5. Ignore everyone’s advice, including that of the people I love the most.

My uncle has been a partner at a big consulting company for over 20 years.

When I graduated high school, all I knew was that I was interested in business and economics and wanted to make money. I asked him: “What should I do?”

He told me to get a certain degree from a certain school because it’d set me up for a career like his — and that’s what I did.

It took me two years and — back to my first decision — a life in a new environment to realize: What he does is great for him, but it’s not for me.

I still loved business. I still wanted to make money. But I didn’t want to do it while working 80+ hours a week creating PowerPoint slides for someone else.

The consulting industry isn’t what it was 20 years ago. You can’t rise through the ranks as quickly. At the same time, you now have so many other options to make money.
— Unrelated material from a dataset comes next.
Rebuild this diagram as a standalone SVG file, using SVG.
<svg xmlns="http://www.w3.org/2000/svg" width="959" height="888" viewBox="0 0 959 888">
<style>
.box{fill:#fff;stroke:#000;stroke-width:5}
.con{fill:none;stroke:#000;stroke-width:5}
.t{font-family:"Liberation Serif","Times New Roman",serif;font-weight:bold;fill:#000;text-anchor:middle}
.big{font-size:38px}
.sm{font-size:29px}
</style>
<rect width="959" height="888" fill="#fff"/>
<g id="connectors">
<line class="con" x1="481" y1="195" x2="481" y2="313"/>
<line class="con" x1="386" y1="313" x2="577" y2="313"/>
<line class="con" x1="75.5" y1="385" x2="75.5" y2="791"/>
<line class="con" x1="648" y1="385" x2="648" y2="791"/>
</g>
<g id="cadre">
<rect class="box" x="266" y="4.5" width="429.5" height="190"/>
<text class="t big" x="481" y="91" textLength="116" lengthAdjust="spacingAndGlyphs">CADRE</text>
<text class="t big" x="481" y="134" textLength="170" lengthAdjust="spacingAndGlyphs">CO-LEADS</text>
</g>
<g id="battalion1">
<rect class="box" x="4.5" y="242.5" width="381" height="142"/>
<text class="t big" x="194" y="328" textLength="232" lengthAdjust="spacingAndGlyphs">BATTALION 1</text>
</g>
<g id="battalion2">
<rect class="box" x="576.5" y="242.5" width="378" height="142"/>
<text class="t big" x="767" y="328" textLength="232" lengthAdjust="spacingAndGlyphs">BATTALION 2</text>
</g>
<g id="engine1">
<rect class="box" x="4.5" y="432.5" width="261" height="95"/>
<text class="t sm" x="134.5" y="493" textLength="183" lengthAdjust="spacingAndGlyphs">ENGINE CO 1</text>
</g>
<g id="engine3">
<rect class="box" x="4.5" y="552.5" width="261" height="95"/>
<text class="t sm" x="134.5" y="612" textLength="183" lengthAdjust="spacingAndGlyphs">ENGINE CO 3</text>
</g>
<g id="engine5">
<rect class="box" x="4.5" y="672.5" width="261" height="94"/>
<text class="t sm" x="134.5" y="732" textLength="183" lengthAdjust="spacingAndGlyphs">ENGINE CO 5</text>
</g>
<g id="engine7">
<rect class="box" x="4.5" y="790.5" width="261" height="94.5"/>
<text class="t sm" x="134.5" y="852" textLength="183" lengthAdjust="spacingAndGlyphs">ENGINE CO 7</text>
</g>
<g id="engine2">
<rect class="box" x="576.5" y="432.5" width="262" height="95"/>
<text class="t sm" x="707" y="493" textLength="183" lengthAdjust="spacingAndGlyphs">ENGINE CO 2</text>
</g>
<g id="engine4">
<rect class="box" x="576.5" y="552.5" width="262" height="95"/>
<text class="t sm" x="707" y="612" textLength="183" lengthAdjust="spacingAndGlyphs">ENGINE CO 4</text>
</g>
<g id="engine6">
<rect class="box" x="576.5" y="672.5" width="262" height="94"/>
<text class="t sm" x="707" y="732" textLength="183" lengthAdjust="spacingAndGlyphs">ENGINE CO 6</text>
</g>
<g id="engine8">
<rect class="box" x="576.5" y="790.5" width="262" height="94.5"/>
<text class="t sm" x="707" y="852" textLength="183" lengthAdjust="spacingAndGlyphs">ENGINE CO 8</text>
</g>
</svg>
As I learned more about these new careers in my stay abroad — startups, creative careers, freelancing — I slowly stopped accepting my uncle’s advice. It was hard. It got ugly.

In one of our last career-related exchanges, when I was already working for myself, I told him I wanted to focus on doing work that is fun.

He said: “Well, good luck with that.”

One of the hardest things you’ll ever do is reject well-intended advice from kind people while you still don’t have the answers yourself.

It’s a bit like trying to pick a color for the walls of your room: You have no idea what you want until you see it.

So you sit through a parade of people, all presenting you with different colors, and you just go, “No, that’s not it,” forever. Until the right one hits you.

This is painful for the people showing you colors because they hope whatever color they show you next is the one you’ll choose. They’re doing their best.

It’s also painful for you because you can see their disappointed faces, but all you can say is, “I’m really sorry, I just don’t know.”

Back then, all I knew was that I had to find a way to determine my strengths and leverage them into some kind of independent, fulfilling career.

I didn’t know what those strengths were yet, and I had no clue what that career could look like, but I knew I was the only one who could find the answers.

From the time I first broke with my uncle’s advice, it would be another two years before I finally started working for myself. After that, it would be another three years until I made a full-time income.

That’s five years of testing, trying, failing, all while having to politely nod and say, “No, thanks!” every time someone who cared about me gave me a good idea or great piece of advice that just wasn’t for me.

When all the online marketing gurus said to focus on becoming a highly paid freelancer, I decided to build a website instead.

When everyone on Reddit told me that website would never amount to anything, I relied on my gut and data that said they were wrong.

When my parents made some good arguments for getting a Master’s degree, I ignored them and went into my 2nd year as a solo entrepreneur.

I wasn’t always right when I rejected people’s advice. That website did amount to a lot — but I also did end up getting a Master’s degree.

However, the only way for even the best advice to work is for you to come around to it on your own schedule.

You can’t force great decisions down people’s throats. You can’t make yourself want to do something you can’t believe in just yet.

So even if it’s painful, pass on the wrong colors. Have faith in yourself and your decisions. Trust that your life will unfold the right way at the right time and that the people you care about will be there to see it. Most of the time, they will. After all, they once went through the same process themselves — and maybe still are.

My name is Niklas Göke. I am a writer. This is my story. I hope it’ll help you. I hope it’ll inspire you to tell yours. We need more people doing so. More people sharing their thoughts, emotions, experiences — so we can all learn together. That’s a decision I can get behind.

Who knows? Maybe it’ll be the best one you ever make.